This week, work took me to the border between Holland and Germany, and the magnificent Wasserburg Anholt in Isselburg. The castle, which appears to float in its expansive moat and is approached by drawbridge, is everything fairytales are made of. Partly destroyed at the end of the Second World War, the restoration took 30 years. It is still home to the the Prince of Salm-Salm and sits in a 42 hectare park designed in the English style. The restored Baroque gardens are a confection of parterres, rose gardens and long avenues of lime trees.
On this visit it was the water meadows that stole the show, packed with cranesbill (Geranium pratense), red campion (Silene dioica, yellow rattle (Rhinanthus minor) and ox eye daisies (Leuchanthemum vulgare), with cornflowers (Centaurea cyanus) and yarrow (Achillea millefolium) coming up behind to continue the show.

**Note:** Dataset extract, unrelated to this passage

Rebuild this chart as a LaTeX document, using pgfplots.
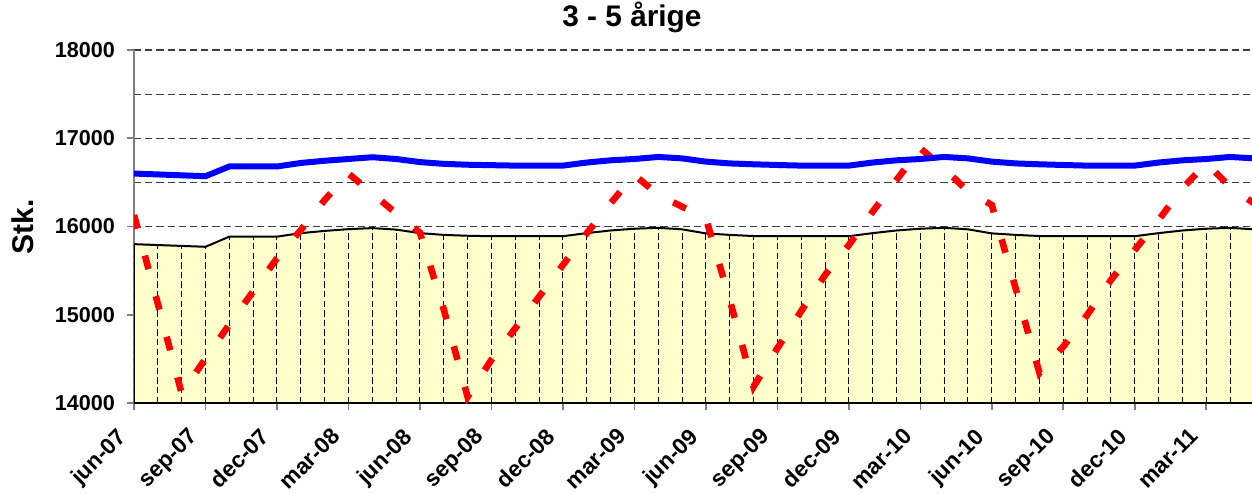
\documentclass[border=0pt]{standalone}
\usepackage{fontspec}
\setmainfont{Liberation Sans}
\usepackage{pgfplots}
\usepackage{pgfplotstable}
\pgfplotsset{compat=1.18}

\definecolor{arealyellow}{RGB}{255,255,204}
\definecolor{axisgray}{RGB}{128,128,128}
\definecolor{gridgray}{RGB}{60,60,60}

% m = months since jun-07
\pgfplotstableread{
m  blue   area   red
0  16600  15800  16130
1  16590  15790  15125
2  16580  15780  14110
3  16570  15770  14503
4  16680  15885  14890
5  16680  15885  15265
6  16680  15885  15640
7  16720  15925  15960
8  16745  15950  16300
9  16765  15970  16600
10 16785  15982  16376
11 16765  15965  16150
12 16730  15925  15930
13 16710  15905  15060
14 16700  15895  14070
15 16695  15890  14490
16 16690  15890  14846
17 16690  15890  15205
18 16690  15890  15564
19 16725  15925  15923
20 16750  15955  16263
21 16765  15975  16584
22 16788  15985  16360
23 16772  15968  16225
24 16735  15922  16095
25 16715  15905  15170
26 16705  15892  14185
27 16697  15890  14620
28 16690  15890  15042
29 16690  15890  15450
30 16690  15890  15790
31 16725  15925  16168
32 16750  15955  16527
33 16765  15975  16886
34 16788  15985  16660
35 16772  15968  16395
36 16735  15922  16244
37 16715  15905  15300
38 16705  15892  14340
39 16697  15890  14640
40 16690  15890  14997
41 16690  15890  15394
42 16690  15890  15734
43 16725  15925  16074
44 16750  15955  16433
45 16765  15975  16716
46 16788  15985  16451
47 16772  15968  16263
}\stkdata

\begin{document}
\begin{tikzpicture}
\begin{axis}[
    at={(0,0)}, anchor=south west,
    scale only axis,
    width=559pt, height=176.5pt,
    xmin=0, xmax=46.92,
    ymin=14000, ymax=18000,
    axis x line*=bottom,
    axis y line*=left,
    x axis line style={black, line width=1pt},
    y axis line style={axisgray, line width=1pt},
    xtick={0,3,...,45},
    xticklabels={jun-07,sep-07,dec-07,mar-08,jun-08,sep-08,dec-08,mar-09,
                 jun-09,sep-09,dec-09,mar-10,jun-10,sep-10,dec-10,mar-11},
    ytick={14000,15000,16000,17000,18000},
    minor ytick={14500,15500,16500,17500},
    ymajorgrids, yminorgrids,
    major grid style={gridgray, line width=0.6pt, dash pattern=on 3.6pt off 2pt},
    minor grid style={gridgray, line width=0.6pt, dash pattern=on 3.6pt off 2pt},
    tick align=outside,
    major tick length=3.5pt, minor tick length=0pt,
    tick style={axisgray, line width=0.8pt},
    scaled y ticks=false,
    /pgf/number format/assume math mode=true,
    /pgf/number format/1000 sep={},
    yticklabel style={font=\fontsize{10.8}{12}\selectfont\bfseries, xshift=-2.5pt},
    xticklabel style={font=\fontsize{11.3}{13}\selectfont\bfseries,
                      inner sep=0pt, xshift=-9.15pt, yshift=-8.15pt,
                      rotate=45, anchor=north east},
    title={3 - 5 årige},
    title style={font=\fontsize{14.9}{17}\selectfont\bfseries,
                 at={(axis description cs:0.4454,1)}, anchor=base, yshift=5.9pt},
    ylabel={Stk.},
    every axis y label/.style={font=\fontsize{15}{17}\selectfont\bfseries,
                 at={(axis description cs:0,0.5)}, xshift=-55.5pt,
                 rotate=90, anchor=center},
]
% shaded area
\addplot[draw=black, line width=1pt, fill=arealyellow]
    table[x=m, y=area] {\stkdata} \closedcycle;
% drop lines
\addplot[ycomb, black, line width=0.5pt, dash pattern=on 3.2pt off 1.6pt]
    table[x=m, y=area] {\stkdata};
% red dashed series
\addplot[red, line width=3.3pt, line cap=butt, dash pattern=on 7pt off 14pt]
    table[x=m, y=red] {\stkdata};
% blue series
\addplot[blue, line width=3pt, line join=round]
    table[x=m, y=blue] {\stkdata};
\end{axis}
\pgfresetboundingbox
\path (-67pt,-45pt) rectangle (559pt,201.5pt);
\end{tikzpicture}
\end{document}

Mown paths guide visitors through these bucolic pastures, set about with generous clumps of mature trees. Capability Brown would have been very proud!
If I didn’t know better, I’d assume these meadows had been artificially planted, but the sheer diversity of flowers and grasses suggested otherwise. This quality of wet grassland can’t be achieved overnight, and will have taken a lot of careful maintenance. In the evening, grey herons and flitting swallows complete the verdant scene, and thousands of noisy frogs sing you to sleep from the moat below your room. Magical.